TASK DESCRIPTION:
Repeat every line exactly, keeping the pictures out of the copy.

PROVIDED DATA:

- - -

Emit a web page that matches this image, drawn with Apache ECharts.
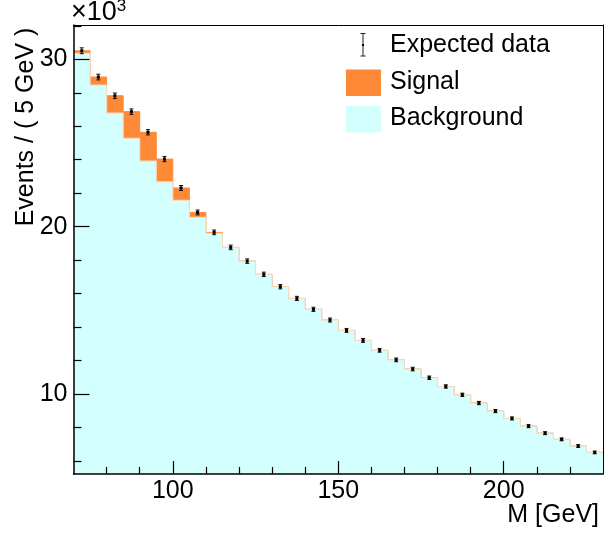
<!DOCTYPE html>
<html><head><meta charset="utf-8">
<script src="https://cdn.jsdelivr.net/npm/echarts@6/dist/echarts.min.js"></script>
<style>html,body{margin:0;padding:0;background:#fff}#c{width:604px;height:536px}</style>
</head><body><div id="c"></div>
<script>
// ---- data ----
const binLow = [70,75,80,85,90,95,100,105,110,115,120,125,130,135,140,145,150,155,160,165,170,175,180,185,190,195,200,205,210,215,220,225];
const binWidth = 5;
const background = [30360,28460,26790,25280,23920,22680,21570,20560,19600,18760,17940,17150,16410,15710,15060,14420,13800,13200,12610,12040,11490,10970,10450,9950,9460,8980,8540,8080,7660,7290,6890,6510];
const signal = [150,480,1030,1590,1720,1360,740,290,60,0,0,0,0,0,0,0,0,0,0,0,0,0,0,0,0,0,0,0,0,0,0,0];
const expectedData = [30510,28940,27820,26870,25640,24040,22310,20850,19660,18760,17940,17150,16410,15710,15060,14420,13800,13200,12610,12040,11490,10970,10450,9950,9460,8980,8540,8080,7660,7290,6890,6510];
const dataErrors = [175,170,167,164,160,155,149,144,140,137,134,131,128,125,123,120,117,115,112,110,107,105,102,100,97,95,92,90,88,85,83,81];
const xMajorTicks = [100,150,200];
const xMinorTicks = [80,90,110,120,130,140,160,170,180,190,210,220];
const yMajorTicks = [10000,20000,30000];
const yMinorTicks = [6000,8000,12000,14000,16000,18000,22000,24000,26000,28000,32000];
const xRange = [70,230];
const yRange = [5220,32050];

const FONT = '"Liberation Sans", Arial, Helvetica, sans-serif';
const ORANGE = '#fe8937';
const CYAN = '#d4ffff';
const BEIGE = '#f3dcc4';

function stepPoints(vals){
  const pts = binLow.map((x,i)=>[x, vals[i]]);
  pts.push([binLow[binLow.length-1]+binWidth, vals[vals.length-1]]);
  return pts;
}
const total = background.map((b,i)=>b+signal[i]);

const chart = echarts.init(document.getElementById('c'), null, {renderer:'canvas'});
const grid = {left:73.5, right:1, top:25, bottom:62, containLabel:false};

const baseX = {type:'value', min:xRange[0], max:xRange[1], splitLine:{show:false}, z:20};
const baseY = {type:'value', min:yRange[0], max:yRange[1], splitLine:{show:false}, z:20};

chart.setOption({
  animation:false,
  grid: grid,
  xAxis: [
    Object.assign({}, baseX, {position:'bottom', axisLine:{show:true, onZero:false, lineStyle:{color:'#000', width:1.5}},
      axisTick:{show:true, inside:true, length:13, customValues:xMajorTicks, lineStyle:{color:'#000', width:1.2}},
      axisLabel:{show:true, customValues:xMajorTicks, margin:5, color:'#000', fontSize:25, fontFamily:FONT}}),
    Object.assign({}, baseX, {position:'bottom', axisLine:{show:false},
      axisTick:{show:true, inside:true, length:7, customValues:xMinorTicks, lineStyle:{color:'#000', width:1.2}},
      axisLabel:{show:false}}),
    Object.assign({}, baseX, {position:'top', axisLine:{show:true, onZero:false, lineStyle:{color:'#000', width:1}},
      axisTick:{show:false}, axisLabel:{show:false}})
  ],
  yAxis: [
    Object.assign({}, baseY, {position:'left', axisLine:{show:true, onZero:false, lineStyle:{color:'#000', width:1.5}},
      axisTick:{show:true, inside:true, length:16, customValues:yMajorTicks, lineStyle:{color:'#000', width:1.2}},
      axisLabel:{show:true, customValues:yMajorTicks, margin:6, color:'#000', fontSize:25, fontFamily:FONT,
        formatter:(v)=>String(Math.round(v/1000))}}),
    Object.assign({}, baseY, {position:'left', axisLine:{show:false},
      axisTick:{show:true, inside:true, length:8, customValues:yMinorTicks, lineStyle:{color:'#000', width:1.2}},
      axisLabel:{show:false}}),
    Object.assign({}, baseY, {position:'right', axisLine:{show:true, onZero:false, lineStyle:{color:'#000', width:1}},
      axisTick:{show:false}, axisLabel:{show:false}})
  ],
  series: [
    {name:'Signal', type:'line', xAxisIndex:0, yAxisIndex:0, step:'end', showSymbol:false, symbol:'none',
      data: stepPoints(total), lineStyle:{color:ORANGE, width:1}, areaStyle:{color:ORANGE, opacity:1, origin:'start'}, z:1},
    {name:'Background', type:'line', xAxisIndex:0, yAxisIndex:0, step:'end', showSymbol:false, symbol:'none',
      data: stepPoints(background), lineStyle:{color:BEIGE, width:1.2}, areaStyle:{color:CYAN, opacity:1, origin:'start'}, z:2},
    {name:'Expected data', type:'custom', xAxisIndex:0, yAxisIndex:0, z:3, clip:true,
      data: binLow.map((x,i)=>[x+binWidth/2, expectedData[i], dataErrors[i]]),
      encode:{x:0, y:1},
      renderItem:function(params, api){
        const x = api.value(0), y = api.value(1), e = api.value(2);
        const p = api.coord([x,y]);
        const t = api.coord([x,y+e]);
        const b = api.coord([x,y-e]);
        const cw = 2;
        const st = {stroke:'#111', lineWidth:1};
        return {type:'group', children:[
          {type:'line', shape:{x1:p[0], y1:t[1], x2:p[0], y2:b[1]}, style:st},
          {type:'line', shape:{x1:p[0]-cw, y1:t[1], x2:p[0]+cw, y2:t[1]}, style:st},
          {type:'line', shape:{x1:p[0]-cw, y1:b[1], x2:p[0]+cw, y2:b[1]}, style:st},
          {type:'rect', shape:{x:p[0]-1.5, y:p[1]-1.5, width:3, height:3}, style:{fill:'#000'}}
        ]};
      }
    }
  ],
  graphic: [
    // y-axis title
    {type:'text', x:26, y:127, rotation:Math.PI/2, z:10,
      style:{text:'Events / ( 5 GeV )', font:'25px '+FONT, fill:'#000', align:'center', verticalAlign:'middle'}},
    // x-axis title
    {type:'text', x:599, y:515, z:10,
      style:{text:'M [GeV]', font:'25px '+FONT, fill:'#000', align:'right', verticalAlign:'middle'}},
    // exponent
    {type:'text', x:71, y:13, z:10,
      style:{text:'×10{s|3}', font:'27px '+FONT, fill:'#000', align:'left', verticalAlign:'middle',
        rich:{s:{font:'17px '+FONT, fill:'#000', verticalAlign:'top', padding:[0,0,14,0]}}}},
    // legend: expected data
    {type:'group', z:10, children:[
      {type:'line', shape:{x1:363, y1:33.5, x2:363, y2:56}, style:{stroke:'#222', lineWidth:1}},
      {type:'line', shape:{x1:360.5, y1:33.5, x2:365.5, y2:33.5}, style:{stroke:'#222', lineWidth:1}},
      {type:'line', shape:{x1:360.5, y1:56, x2:365.5, y2:56}, style:{stroke:'#222', lineWidth:1}},
      {type:'rect', shape:{x:362, y:44, width:2, height:2}, style:{fill:'#000'}}
    ]},
    {type:'text', x:390, y:45, z:10, style:{text:'Expected data', font:'25px '+FONT, fill:'#000', verticalAlign:'middle'}},
    // legend: signal
    {type:'rect', z:10, shape:{x:346, y:69.5, width:35, height:26.5}, style:{fill:ORANGE}},
    {type:'text', x:390, y:82, z:10, style:{text:'Signal', font:'25px '+FONT, fill:'#000', verticalAlign:'middle'}},
    // legend: background
    {type:'rect', z:10, shape:{x:346, y:106, width:35, height:26.5}, style:{fill:CYAN}},
    {type:'text', x:390, y:118, z:10, style:{text:'Background', font:'25px '+FONT, fill:'#000', verticalAlign:'middle'}}
  ]
});
</script>
</body></html>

- - -

RESULT OF THIS EXERCISE:
Emit a web page that matches this image, drawn with Apache ECharts.
<!DOCTYPE html>
<html><head><meta charset="utf-8">
<script src="https://cdn.jsdelivr.net/npm/echarts@6/dist/echarts.min.js"></script>
<style>html,body{margin:0;padding:0;background:#fff}#c{width:604px;height:536px}</style>
</head><body><div id="c"></div>
<script>
// ---- data ----
const binLow = [70,75,80,85,90,95,100,105,110,115,120,125,130,135,140,145,150,155,160,165,170,175,180,185,190,195,200,205,210,215,220,225];
const binWidth = 5;
const background = [30360,28460,26790,25280,23920,22680,21570,20560,19600,18760,17940,17150,16410,15710,15060,14420,13800,13200,12610,12040,11490,10970,10450,9950,9460,8980,8540,8080,7660,7290,6890,6510];
const signal = [150,480,1030,1590,1720,1360,740,290,60,0,0,0,0,0,0,0,0,0,0,0,0,0,0,0,0,0,0,0,0,0,0,0];
const expectedData = [30510,28940,27820,26870,25640,24040,22310,20850,19660,18760,17940,17150,16410,15710,15060,14420,13800,13200,12610,12040,11490,10970,10450,9950,9460,8980,8540,8080,7660,7290,6890,6510];
const dataErrors = [175,170,167,164,160,155,149,144,140,137,134,131,128,125,123,120,117,115,112,110,107,105,102,100,97,95,92,90,88,85,83,81];
const xMajorTicks = [100,150,200];
const xMinorTicks = [80,90,110,120,130,140,160,170,180,190,210,220];
const yMajorTicks = [10000,20000,30000];
const yMinorTicks = [6000,8000,12000,14000,16000,18000,22000,24000,26000,28000,32000];
const xRange = [70,230];
const yRange = [5220,32050];

const FONT = '"Liberation Sans", Arial, Helvetica, sans-serif';
const ORANGE = '#fe8937';
const CYAN = '#d4ffff';
const BEIGE = '#f3dcc4';

function stepPoints(vals){
  const pts = binLow.map((x,i)=>[x, vals[i]]);
  pts.push([binLow[binLow.length-1]+binWidth, vals[vals.length-1]]);
  return pts;
}
const total = background.map((b,i)=>b+signal[i]);

const chart = echarts.init(document.getElementById('c'), null, {renderer:'canvas'});
const grid = {left:73.5, right:1, top:25, bottom:62, containLabel:false};

const baseX = {type:'value', min:xRange[0], max:xRange[1], splitLine:{show:false}, z:20};
const baseY = {type:'value', min:yRange[0], max:yRange[1], splitLine:{show:false}, z:20};

chart.setOption({
  animation:false,
  grid: grid,
  xAxis: [
    Object.assign({}, baseX, {position:'bottom', axisLine:{show:true, onZero:false, lineStyle:{color:'#000', width:1.5}},
      axisTick:{show:true, inside:true, length:13, customValues:xMajorTicks, lineStyle:{color:'#000', width:1.2}},
      axisLabel:{show:true, customValues:xMajorTicks, margin:5, color:'#000', fontSize:25, fontFamily:FONT}}),
    Object.assign({}, baseX, {position:'bottom', axisLine:{show:false},
      axisTick:{show:true, inside:true, length:7, customValues:xMinorTicks, lineStyle:{color:'#000', width:1.2}},
      axisLabel:{show:false}}),
    Object.assign({}, baseX, {position:'top', axisLine:{show:true, onZero:false, lineStyle:{color:'#000', width:1}},
      axisTick:{show:false}, axisLabel:{show:false}})
  ],
  yAxis: [
    Object.assign({}, baseY, {position:'left', axisLine:{show:true, onZero:false, lineStyle:{color:'#000', width:1.5}},
      axisTick:{show:true, inside:true, length:16, customValues:yMajorTicks, lineStyle:{color:'#000', width:1.2}},
      axisLabel:{show:true, customValues:yMajorTicks, margin:6, color:'#000', fontSize:25, fontFamily:FONT,
        formatter:(v)=>String(Math.round(v/1000))}}),
    Object.assign({}, baseY, {position:'left', axisLine:{show:false},
      axisTick:{show:true, inside:true, length:8, customValues:yMinorTicks, lineStyle:{color:'#000', width:1.2}},
      axisLabel:{show:false}}),
    Object.assign({}, baseY, {position:'right', axisLine:{show:true, onZero:false, lineStyle:{color:'#000', width:1}},
      axisTick:{show:false}, axisLabel:{show:false}})
  ],
  series: [
    {name:'Signal', type:'line', xAxisIndex:0, yAxisIndex:0, step:'end', showSymbol:false, symbol:'none',
      data: stepPoints(total), lineStyle:{color:ORANGE, width:1}, areaStyle:{color:ORANGE, opacity:1, origin:'start'}, z:1},
    {name:'Background', type:'line', xAxisIndex:0, yAxisIndex:0, step:'end', showSymbol:false, symbol:'none',
      data: stepPoints(background), lineStyle:{color:BEIGE, width:1.2}, areaStyle:{color:CYAN, opacity:1, origin:'start'}, z:2},
    {name:'Expected data', type:'custom', xAxisIndex:0, yAxisIndex:0, z:3, clip:true,
      data: binLow.map((x,i)=>[x+binWidth/2, expectedData[i], dataErrors[i]]),
      encode:{x:0, y:1},
      renderItem:function(params, api){
        const x = api.value(0), y = api.value(1), e = api.value(2);
        const p = api.coord([x,y]);
        const t = api.coord([x,y+e]);
        const b = api.coord([x,y-e]);
        const cw = 2;
        const st = {stroke:'#111', lineWidth:1};
        return {type:'group', children:[
          {type:'line', shape:{x1:p[0], y1:t[1], x2:p[0], y2:b[1]}, style:st},
          {type:'line', shape:{x1:p[0]-cw, y1:t[1], x2:p[0]+cw, y2:t[1]}, style:st},
          {type:'line', shape:{x1:p[0]-cw, y1:b[1], x2:p[0]+cw, y2:b[1]}, style:st},
          {type:'rect', shape:{x:p[0]-1.5, y:p[1]-1.5, width:3, height:3}, style:{fill:'#000'}}
        ]};
      }
    }
  ],
  graphic: [
    // y-axis title
    {type:'text', x:26, y:127, rotation:Math.PI/2, z:10,
      style:{text:'Events / ( 5 GeV )', font:'25px '+FONT, fill:'#000', align:'center', verticalAlign:'middle'}},
    // x-axis title
    {type:'text', x:599, y:515, z:10,
      style:{text:'M [GeV]', font:'25px '+FONT, fill:'#000', align:'right', verticalAlign:'middle'}},
    // exponent
    {type:'text', x:71, y:13, z:10,
      style:{text:'×10{s|3}', font:'27px '+FONT, fill:'#000', align:'left', verticalAlign:'middle',
        rich:{s:{font:'17px '+FONT, fill:'#000', verticalAlign:'top', padding:[0,0,14,0]}}}},
    // legend: expected data
    {type:'group', z:10, children:[
      {type:'line', shape:{x1:363, y1:33.5, x2:363, y2:56}, style:{stroke:'#222', lineWidth:1}},
      {type:'line', shape:{x1:360.5, y1:33.5, x2:365.5, y2:33.5}, style:{stroke:'#222', lineWidth:1}},
      {type:'line', shape:{x1:360.5, y1:56, x2:365.5, y2:56}, style:{stroke:'#222', lineWidth:1}},
      {type:'rect', shape:{x:362, y:44, width:2, height:2}, style:{fill:'#000'}}
    ]},
    {type:'text', x:390, y:45, z:10, style:{text:'Expected data', font:'25px '+FONT, fill:'#000', verticalAlign:'middle'}},
    // legend: signal
    {type:'rect', z:10, shape:{x:346, y:69.5, width:35, height:26.5}, style:{fill:ORANGE}},
    {type:'text', x:390, y:82, z:10, style:{text:'Signal', font:'25px '+FONT, fill:'#000', verticalAlign:'middle'}},
    // legend: background
    {type:'rect', z:10, shape:{x:346, y:106, width:35, height:26.5}, style:{fill:CYAN}},
    {type:'text', x:390, y:118, z:10, style:{text:'Background', font:'25px '+FONT, fill:'#000', verticalAlign:'middle'}}
  ]
});
</script>
</body></html>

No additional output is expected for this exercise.